Oracle’s answer with regards to Security Patches

You probably remember my post regarding Oracle DBAs rarely install patches. It was about a study where Sentrigo claimed (after having asked 305 people) that more than 2/3 of Oracle DBAs do not install the patches provided by Oracle. Now Oracle recently published a blog post called To Patch of Not To Patch? with some interesting comments definitely worth looking at.

There are mainly two things I think we should look at:

  • One of their key statements is that every administrator has to find a balance between the risk of patching and the risk of not patching. This is definitely true. There is the well-known truth "never touch a running system". Well, how true is it really? Some time ago I had this discussion with representatives of the Pharma industry. A key regulation to fulfill there is about validated systems – mainly systems, where every change has to be thoroughly tested and documented as a failure could lead to significant problems with medications and finally even to loss of life. Now, the regulators and the companies over time had to learn that not touching a system bears significant risks as well. The challenge – and I agree there with the Oracle blog – is to do proper risk management. The key problem however is that you know one risk pretty well (the risk of applying a patch incl. the reboots and downtime of applications and, and, and ..) whereas the risk of not patching is unknown. What can we do as a vendor to help here? To me the answer is pretty straightforward:
    • Deliver stable security updates people can trust and rarely break systems: When I talk to our customers, I get the impression that there are rarely issues with our updates. When I look at the support calls we get after a "Patch Tuesday" this confirms my impression
    • Make it easy to deploy updates: This means that we have to provide you with tools and processes to deploy updates without mayor challenges and problems
    • Keep the number of reboots to a minimum: Well, without doubt, there we have some room for improvement and we are working on that. It is, however, not too easy to solve.
    • Be transparent: By keeping the highest possible level of transparency without putting you at risk by revealing to much information to the bad guys we can make sure that the decision which part of a system you want to patch in your hands.
  • Oracle claims that by making all updates cumulative it helps the administrators as once you decide to patch, your system is patched completely. This sounds great doesn't it? What happens if one of these updates breaks your system and you need to uninstall just that single one until the problem is fixed? What happens if you decide that you do not want to patch a certain component as your risk assessment shows that this system is not accessible on a certain port and there is no reason to touch that part? Should you not be able to decide yourself? Knowing that we have IE which we normally patch cumulative, I am personally for the reasons above not a big fan of these updates.

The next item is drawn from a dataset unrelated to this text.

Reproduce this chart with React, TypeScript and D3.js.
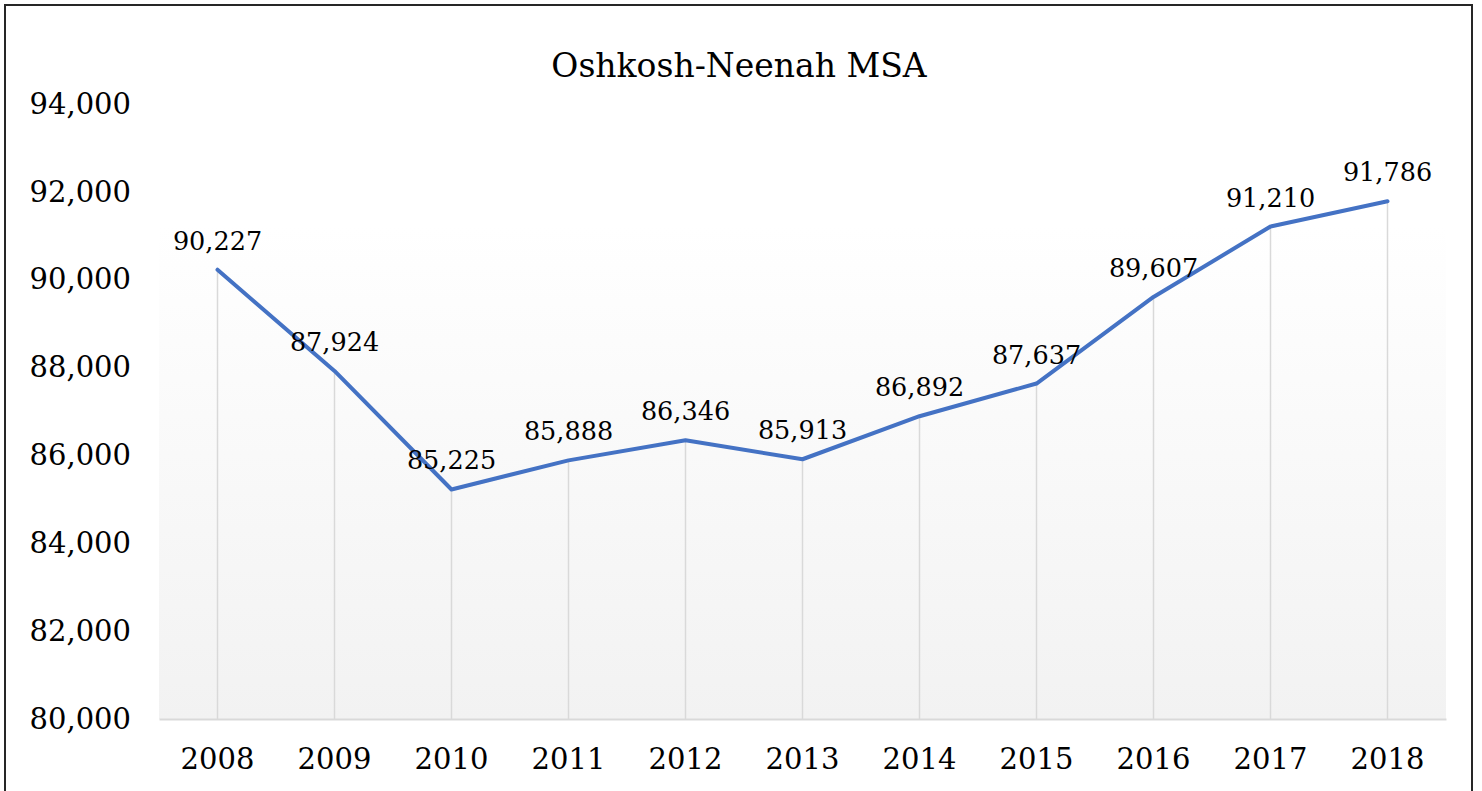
import React, { useRef, useEffect } from 'react';
import * as d3 from 'd3';

const years = ['2008', '2009', '2010', '2011', '2012', '2013', '2014', '2015', '2016', '2017', '2018'];
const population = [90227, 87924, 85225, 85888, 86346, 85913, 86892, 87637, 89607, 91210, 91786];
const yTicks = [80000, 82000, 84000, 86000, 88000, 90000, 92000, 94000];

const WIDTH = 1482;
const HEIGHT = 791;
const FONT = '"DejaVu Serif", Georgia, serif';

export default function App() {
  const svgRef = useRef<SVGSVGElement | null>(null);

  useEffect(() => {
    if (!svgRef.current) return;
    const svg = d3.select(svgRef.current);
    svg.selectAll('*').remove();

    const margin = { top: 104, right: 36, bottom: 72, left: 159 };
    const innerWidth = WIDTH - margin.left - margin.right;
    const innerHeight = HEIGHT - margin.top - margin.bottom;

    // plot area gradient
    const defs = svg.append('defs');
    const grad = defs
      .append('linearGradient')
      .attr('id', 'plotBg')
      .attr('x1', 0)
      .attr('y1', 0)
      .attr('x2', 0)
      .attr('y2', 1);
    grad.append('stop').attr('offset', '0%').attr('stop-color', '#ffffff');
    grad.append('stop').attr('offset', '20%').attr('stop-color', '#ffffff');
    grad.append('stop').attr('offset', '100%').attr('stop-color', '#f2f2f2');

    svg
      .append('rect')
      .attr('x', 0)
      .attr('y', 0)
      .attr('width', WIDTH)
      .attr('height', HEIGHT)
      .attr('fill', '#fff');

    // outer frame (bottom edge falls outside the picture)
    svg
      .append('rect')
      .attr('x', 5)
      .attr('y', 5)
      .attr('width', 1467)
      .attr('height', HEIGHT + 10)
      .attr('fill', 'none')
      .attr('stroke', '#262626')
      .attr('stroke-width', 2);

    svg
      .append('text')
      .attr('x', 739)
      .attr('y', 77)
      .attr('text-anchor', 'middle')
      .attr('font-family', FONT)
      .attr('font-size', 33)
      .attr('fill', '#000')
      .text('Oshkosh-Neenah MSA');

    const g = svg.append('g').attr('transform', `translate(${margin.left}, ${margin.top})`);

    const xScale = d3.scaleBand().domain(years).range([0, innerWidth]);
    const yScale = d3.scaleLinear().domain([80000, 94000]).range([innerHeight, 0]);
    const cx = (d: string) => (xScale(d) ?? 0) + xScale.bandwidth() / 2;

    g.append('rect')
      .attr('x', 0)
      .attr('y', 0)
      .attr('width', innerWidth)
      .attr('height', innerHeight)
      .attr('fill', 'url(#plotBg)');

    // drop lines
    g.selectAll('line.drop')
      .data(years)
      .join('line')
      .attr('class', 'drop')
      .attr('x1', (d) => cx(d))
      .attr('x2', (d) => cx(d))
      .attr('y1', (d, i) => yScale(population[i]))
      .attr('y2', innerHeight)
      .attr('stroke', '#d9d9d9')
      .attr('stroke-width', 1.5);

    // x axis
    g.append('g')
      .attr('transform', `translate(0, ${innerHeight})`)
      .call(d3.axisBottom(xScale).tickSize(0).tickPadding(29))
      .call((a) => a.select('.domain').attr('stroke', '#d9d9d9').attr('stroke-width', 2))
      .call((a) =>
        a.selectAll('text').attr('font-family', FONT).attr('font-size', 29).attr('fill', '#000')
      );

    // y axis
    g.append('g')
      .call(
        d3
          .axisLeft(yScale)
          .tickValues(yTicks)
          .tickSize(0)
          .tickPadding(28)
          .tickFormat(d3.format(',.0f'))
      )
      .call((a) => a.select('.domain').remove())
      .call((a) =>
        a.selectAll('text').attr('font-family', FONT).attr('font-size', 29).attr('fill', '#000')
      );

    const line = d3
      .line<number>()
      .x((d, i) => cx(years[i]))
      .y((d) => yScale(d));

    g.append('path')
      .datum(population)
      .attr('d', line)
      .attr('fill', 'none')
      .attr('stroke', '#4472c4')
      .attr('stroke-width', 4)
      .attr('stroke-linejoin', 'round')
      .attr('stroke-linecap', 'round');

    g.selectAll('text.label')
      .data(population)
      .join('text')
      .attr('class', 'label')
      .attr('x', (d, i) => cx(years[i]))
      .attr('y', (d) => yScale(d) - 20)
      .attr('text-anchor', 'middle')
      .attr('font-family', FONT)
      .attr('font-size', 25.5)
      .attr('fill', '#000')
      .text((d) => d3.format(',')(d));
  }, []);

  return (
    <svg
      ref={svgRef}
      width={WIDTH}
      height={HEIGHT}
      style={{ position: 'absolute', left: 0, top: 0, display: 'block' }}
    />
  );
}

Anyway, patching is always a lose-lose game. It is like selling an insurance policy: you have to invest for something bad not happening. So, where is break/even? What we can do (and have to do) is further reduce the number of vulnerabilities to make patching less necessary and implement defense in depth measures to make the vulnerabilities hard to exploit but will they ever go away completely? I doubt


Comments (1)

  1. Anonymous says:

    Exchange 2007 is patched with bi-monthly cumulative rollups.  Honestly it’s great… plus I think it contributes a lot to supportability.  MS doesn’t have to test or troubleshoot hundreds of combinations of various hotfixes installed on different installations, and we also get fixes more often than if we had to wait for service packs.